Desde hace unos años, en efecto, estamos en un tiempo en el cual las tarjetas de crédito se han expandido más que la moral

Si es cierto que el expresidente Alan García pronunció alguna vez la, penosamente, memorable frase “La plata llega sola” durante una conversación privada con Jaime Bayly, entonces estamos en un gordo problema. Significaría que un cierto tipo de mentalidad –ligera, inescrupulosa– navega sin problemas en la atmósfera del poder, como una torva marca de identidad de estos tiempos.

No habría, sin embargo, que subir mucho por la pirámide social, ni retroceder tanto en el tiempo,  para encontrar los ecos de ese presunto llamado al enriquecimiento rápido. En los últimos meses, nuestro transido territorio ha estado invadido de ejemplos en los cuales la búsqueda del billete fácil, o de su acumulación mayor, se ha hecho evidente sin que levantemos demasiado las cejas.
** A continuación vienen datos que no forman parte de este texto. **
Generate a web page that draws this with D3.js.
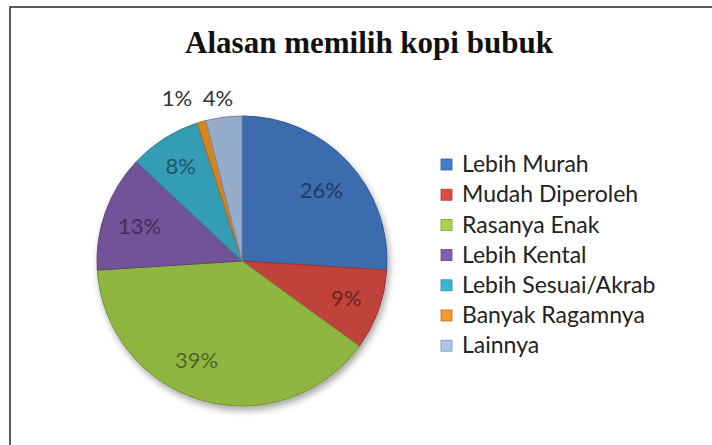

Toda la ruma de acusaciones que hoy se dirigen hacia el presidente regional de Ancash, César Álvarez, por citar un caso, están de algún modo vinculadas al dinero y la corrupción, dos grandes tentaciones que, en esa región, parecen haberse casado con el crimen. En el telón de fondo de este drama bailan, entre otras sombras, los abultados ingresos del canon y la re-re-elección. Algo similar podría decirse de la saga mortal que protagoniza en las pistas de Lima la empresa de transportes Orión. O de la insistencia con la que los mineros ilegales, tras destrozar la Amazonía de Madre de Dios y otros lugares, pugnan por reclamar derechos sobre los escombros de sus deberes.

Gonzalo Portocarrero ha sugerido, en un reciente artículo, que esta preocupante deriva configura la existencia del emprendedor sin frenos éticos. Y Mario Benedetti llamó, hace ya varios años, “la profunda frivolidad” a esta suerte de vocación por lo ‘facilongo’. Desde hace unos años, en efecto, estamos en un tiempo en el cual las tarjetas de crédito se han expandido más que la moral.

Por supuesto, no es un asunto nuevo en la historia del Perú o del planeta. Pero no resulta tan arriesgado afirmar que este estallido de inmoralidades de todo calibre –que acaso van en busca de que la plata llegue, en efecto, sola o sin tanto rollo– ha aumentado cuando la macroeconomía se ha vuelto obesa. A más crecimiento, más consumo, pero también más sicarios y secuestros.

El ninguneo de la educación es, finalmente, otra esquina de este fresco de la cultura combi reciclada. Hace poco, acudieron solo 50 –de los 120 parlamentarios– a una presentación del ministro de Educación en el pleno del Congreso. Para mí, fue el signo demoledor de esta época, en la que profusos malls conviven en los barrios con escuelas de escasísimo control de calidad.

No hay muchos ojos para ver esta cultura emergente. El discurso oficial bulle de triunfalismo, de odas a una economía pechugona, aunque, a la vez, de lamentos por problemas como el de la delincuencia. No se hace el link entre la economía y la vida, y lo peor que podría pasarnos ahora es que, ante esta inquietante sensación, desde el poder se nos responda: “¿Cuál es el problema?”.